Here's why marijuana stocks have been unstoppable
What the heck is going on here? Look no further than changing public perceptions toward marijuana and possible expansion opportunities as reasonsthese stocks are headed to the stratosphere.
In terms of favorability, marijuana's popularity is higher now than it's ever been. Both the 2016 poll from Gallup (60%) and the April 2017 CBS News survey (61%) showed that an all-time high number of respondents wants to see cannabis legalized across the country. A separate study conducted by Quinnipiac University in April of this year also showed that 94% of respondents want medical cannabis legalized at the federal level. As the percentage of Americans who want to see pot legalized rises, the pressure put on lawmakers in Washington to seek change grows as well.
Recent legalizations, and the potential for some very notable expansions in the near term, also has the industry excited.
For example, in June, Mexican President Enrique Pena Nieto signed into law a bill that legalized medical cannabis in Mexico. Even though Mexico has long had an issue with drug cartels, this legalization is a shot in the arm for shareholders in Medical Marijuana, Inc. This is a company with a distribution subsidiary in Mexico for cannabidiol-based products, and the Mexican medical cannabis legalization, which covers THC as well, should provide a boost to sales.
In terms of expectations, Canadian pot stocks have raced higher on the hope that introduced legislation from Prime Minister Justin Trudeau will legalize recreational marijuana by July 2018. This is why companies such as Aurora Cannabis and Canopy Growth Corp. have exploded higher over the trailing year. Then again, it also doesn't hurt that Canadian pot stocks such as Aurora and Canopy Growth are benefiting from significant medical cannabis user growth, according to regulatory agency Health Canada.
Here's why you should be worried
Though marijuana stocks have been top performers over the past year, there's also a lot to be worried about if you're an investor, or if you've considering dipping your toes into the water.

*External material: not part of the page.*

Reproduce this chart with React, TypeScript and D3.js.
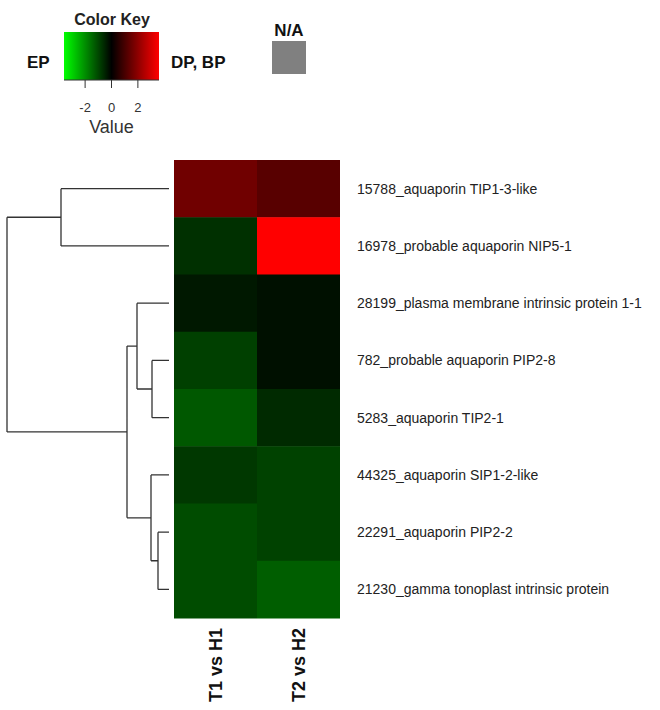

Obviously, there are ongoing legal concerns. In the U.S., marijuana is still entirely illegal at the federal level, and it doesn't look as if that view is going to change anytime soon. Matters are made worse when Attorney General Jeff Sessions would just as soon trample states' rights and prosecute medical-weed dispensaries, if he could gain approval from Congress. Marijuana's Schedule I status at the federal level means businesses will continue to struggle in securing basic banking services, including a checking account. It also means they'll be unable to take normal corporate income-tax deductions.
But there's more to be worried about than just legalese. Investors should be seriously concerned about how much they're willing to pay for future growth, especially when that future growth is far from guaranteed. Axim Biotechnologies, up 2,363% over the past year, hardly has anything in its pipeline past the dose-finding stage. Most of its dozen-plus trials are either preclinical or in the phase 1 planning stage. At the same time, the company ended its most recent quarter with just $632,424 in cash. How the company expects to run more than dozen studies with such little capital on hand is a head-scratcher.
In other words, marijuana stock valuations should be heavily scrutinized after their recent run.
While it's not out of the question that pot stocks could head higher, we as investors are going to need to see a discernible move toward recurring profits from these companies if these moves are to be sustainable over the long term.